Source material —
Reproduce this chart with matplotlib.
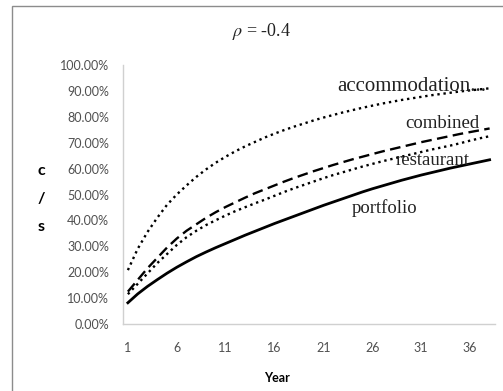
import matplotlib
matplotlib.use('Agg')
import matplotlib.pyplot as plt
from matplotlib.patches import Rectangle
from matplotlib.ticker import PercentFormatter

plt.rcParams['mathtext.fontset'] = 'stix'

years = list(range(1, 39))

accommodation = [20.8, 29.0, 35.5, 41.0, 46.0, 50.0, 53.5, 56.8, 59.7, 62.3,
                 64.6, 66.7, 68.6, 70.3, 72.0, 73.5, 74.9, 76.2, 77.4, 78.6,
                 79.7, 80.7, 81.7, 82.6, 83.5, 84.3, 85.1, 85.8, 86.5, 87.1,
                 87.7, 88.3, 88.8, 89.3, 89.8, 90.2, 90.6, 91.0]
combined = [12.5, 17.0, 21.5, 25.5, 29.5, 33.0, 36.0, 38.5, 41.0, 43.2,
            45.2, 47.0, 48.8, 50.5, 52.0, 53.5, 55.0, 56.4, 57.7, 59.0,
            60.2, 61.4, 62.5, 63.6, 64.6, 65.6, 66.6, 67.5, 68.4, 69.3,
            70.2, 71.0, 71.8, 72.6, 73.4, 74.1, 74.8, 75.5]
restaurant = [11.5, 15.5, 19.5, 23.5, 27.0, 30.5, 33.5, 36.0, 38.2, 40.1,
              41.9, 43.6, 45.1, 46.6, 48.0, 49.5, 51.0, 52.4, 53.7, 55.0,
              56.3, 57.5, 58.6, 59.7, 60.8, 61.8, 62.8, 63.7, 64.6, 65.5,
              66.4, 67.3, 68.1, 68.9, 69.8, 70.8, 71.7, 72.5]
portfolio = [8.2, 11.6, 14.5, 17.1, 19.6, 21.9, 24.0, 26.0, 27.8, 29.5,
             31.1, 32.7, 34.3, 35.8, 37.3, 38.8, 40.2, 41.6, 43.0, 44.4,
             45.8, 47.1, 48.4, 49.7, 51.0, 52.2, 53.3, 54.4, 55.5, 56.5,
             57.5, 58.4, 59.3, 60.2, 61.0, 61.8, 62.6, 63.4]

xticks = [1, 6, 11, 16, 21, 26, 31, 36]
yticks = [0, 10, 20, 30, 40, 50, 60, 70, 80, 90, 100]

fig = plt.figure(figsize=(5.03, 3.91), dpi=100)
fig.patches.append(Rectangle((12 / 503, -0.1), 1.0, 1 - 6 / 391 + 0.1,
                             transform=fig.transFigure, fill=False,
                             edgecolor='#8c8c8c', linewidth=1.0))

ax = fig.add_axes([123 / 503, 1 - 324 / 391, 371.5 / 503, 259 / 391])

dot = (0, (1, 1.6))
ax.plot(years, accommodation, color='black', lw=1.7, linestyle=dot)
ax.plot(years, restaurant, color='black', lw=1.7, linestyle=dot)
ax.plot(years, combined, color='black', lw=1.7, linestyle=(0, (4.5, 2.3)))
ax.plot(years, portfolio, color='black', lw=2.0, linestyle='-')

ax.set_xlim(0.5, 38.5)
ax.set_ylim(0, 100)
ax.set_xticks(xticks)
ax.set_yticks(yticks)
ax.yaxis.set_major_formatter(PercentFormatter(decimals=2))
ax.tick_params(length=0, labelsize=9, labelcolor='#505050', pad=10)
for lab in ax.get_xticklabels() + ax.get_yticklabels():
    lab.set_family('Lato')
ax.tick_params(axis='x', pad=13)

for side in ['top', 'right']:
    ax.spines[side].set_visible(False)
for side in ['left', 'bottom']:
    ax.spines[side].set_color('#d0d0d0')
    ax.spines[side].set_linewidth(1.0)

serif = 'Liberation Serif'
ax.text(37.7, 90.1, 'accommodation...', family=serif, fontsize=15,
        ha='right', va='baseline', color='#222222')
ax.text(37.0, 75.7, 'combined', family=serif, fontsize=13.5,
        ha='right', va='baseline', color='#222222')
ax.text(36.0, 61.4, 'restaurant', family=serif, fontsize=13.5,
        ha='right', va='baseline', color='#222222')
ax.text(30.6, 42.7, 'portfolio', family=serif, fontsize=13.5,
        ha='right', va='baseline', color='#222222')

fig.text(262 / 503, 1 - 32 / 391, r'$\rho$ = -0.4', family=serif,
         fontsize=13, ha='center', va='center', color='#222222')
fig.text(41 / 503, 1 - 199 / 391, 'c\n/\ns', family='Lato', fontsize=11.5,
         fontweight='bold', ha='center', va='center', linespacing=2.3)
fig.text(277 / 503, 1 - 378 / 391, 'Year', family='Lato', fontsize=9,
         fontweight='bold', ha='center', va='center')

fig.savefig('out.png', dpi=100)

Required work — Your task is to reproduce all of the material exactly. The pictures stay out.

Result for this task —
Reproduce this chart with matplotlib.
import matplotlib
matplotlib.use('Agg')
import matplotlib.pyplot as plt
from matplotlib.patches import Rectangle
from matplotlib.ticker import PercentFormatter

plt.rcParams['mathtext.fontset'] = 'stix'

years = list(range(1, 39))

accommodation = [20.8, 29.0, 35.5, 41.0, 46.0, 50.0, 53.5, 56.8, 59.7, 62.3,
                 64.6, 66.7, 68.6, 70.3, 72.0, 73.5, 74.9, 76.2, 77.4, 78.6,
                 79.7, 80.7, 81.7, 82.6, 83.5, 84.3, 85.1, 85.8, 86.5, 87.1,
                 87.7, 88.3, 88.8, 89.3, 89.8, 90.2, 90.6, 91.0]
combined = [12.5, 17.0, 21.5, 25.5, 29.5, 33.0, 36.0, 38.5, 41.0, 43.2,
            45.2, 47.0, 48.8, 50.5, 52.0, 53.5, 55.0, 56.4, 57.7, 59.0,
            60.2, 61.4, 62.5, 63.6, 64.6, 65.6, 66.6, 67.5, 68.4, 69.3,
            70.2, 71.0, 71.8, 72.6, 73.4, 74.1, 74.8, 75.5]
restaurant = [11.5, 15.5, 19.5, 23.5, 27.0, 30.5, 33.5, 36.0, 38.2, 40.1,
              41.9, 43.6, 45.1, 46.6, 48.0, 49.5, 51.0, 52.4, 53.7, 55.0,
              56.3, 57.5, 58.6, 59.7, 60.8, 61.8, 62.8, 63.7, 64.6, 65.5,
              66.4, 67.3, 68.1, 68.9, 69.8, 70.8, 71.7, 72.5]
portfolio = [8.2, 11.6, 14.5, 17.1, 19.6, 21.9, 24.0, 26.0, 27.8, 29.5,
             31.1, 32.7, 34.3, 35.8, 37.3, 38.8, 40.2, 41.6, 43.0, 44.4,
             45.8, 47.1, 48.4, 49.7, 51.0, 52.2, 53.3, 54.4, 55.5, 56.5,
             57.5, 58.4, 59.3, 60.2, 61.0, 61.8, 62.6, 63.4]

xticks = [1, 6, 11, 16, 21, 26, 31, 36]
yticks = [0, 10, 20, 30, 40, 50, 60, 70, 80, 90, 100]

fig = plt.figure(figsize=(5.03, 3.91), dpi=100)
fig.patches.append(Rectangle((12 / 503, -0.1), 1.0, 1 - 6 / 391 + 0.1,
                             transform=fig.transFigure, fill=False,
                             edgecolor='#8c8c8c', linewidth=1.0))

ax = fig.add_axes([123 / 503, 1 - 324 / 391, 371.5 / 503, 259 / 391])

dot = (0, (1, 1.6))
ax.plot(years, accommodation, color='black', lw=1.7, linestyle=dot)
ax.plot(years, restaurant, color='black', lw=1.7, linestyle=dot)
ax.plot(years, combined, color='black', lw=1.7, linestyle=(0, (4.5, 2.3)))
ax.plot(years, portfolio, color='black', lw=2.0, linestyle='-')

ax.set_xlim(0.5, 38.5)
ax.set_ylim(0, 100)
ax.set_xticks(xticks)
ax.set_yticks(yticks)
ax.yaxis.set_major_formatter(PercentFormatter(decimals=2))
ax.tick_params(length=0, labelsize=9, labelcolor='#505050', pad=10)
for lab in ax.get_xticklabels() + ax.get_yticklabels():
    lab.set_family('Lato')
ax.tick_params(axis='x', pad=13)

for side in ['top', 'right']:
    ax.spines[side].set_visible(False)
for side in ['left', 'bottom']:
    ax.spines[side].set_color('#d0d0d0')
    ax.spines[side].set_linewidth(1.0)

serif = 'Liberation Serif'
ax.text(37.7, 90.1, 'accommodation...', family=serif, fontsize=15,
        ha='right', va='baseline', color='#222222')
ax.text(37.0, 75.7, 'combined', family=serif, fontsize=13.5,
        ha='right', va='baseline', color='#222222')
ax.text(36.0, 61.4, 'restaurant', family=serif, fontsize=13.5,
        ha='right', va='baseline', color='#222222')
ax.text(30.6, 42.7, 'portfolio', family=serif, fontsize=13.5,
        ha='right', va='baseline', color='#222222')

fig.text(262 / 503, 1 - 32 / 391, r'$\rho$ = -0.4', family=serif,
         fontsize=13, ha='center', va='center', color='#222222')
fig.text(41 / 503, 1 - 199 / 391, 'c\n/\ns', family='Lato', fontsize=11.5,
         fontweight='bold', ha='center', va='center', linespacing=2.3)
fig.text(277 / 503, 1 - 378 / 391, 'Year', family='Lato', fontsize=9,
         fontweight='bold', ha='center', va='center')

fig.savefig('out.png', dpi=100)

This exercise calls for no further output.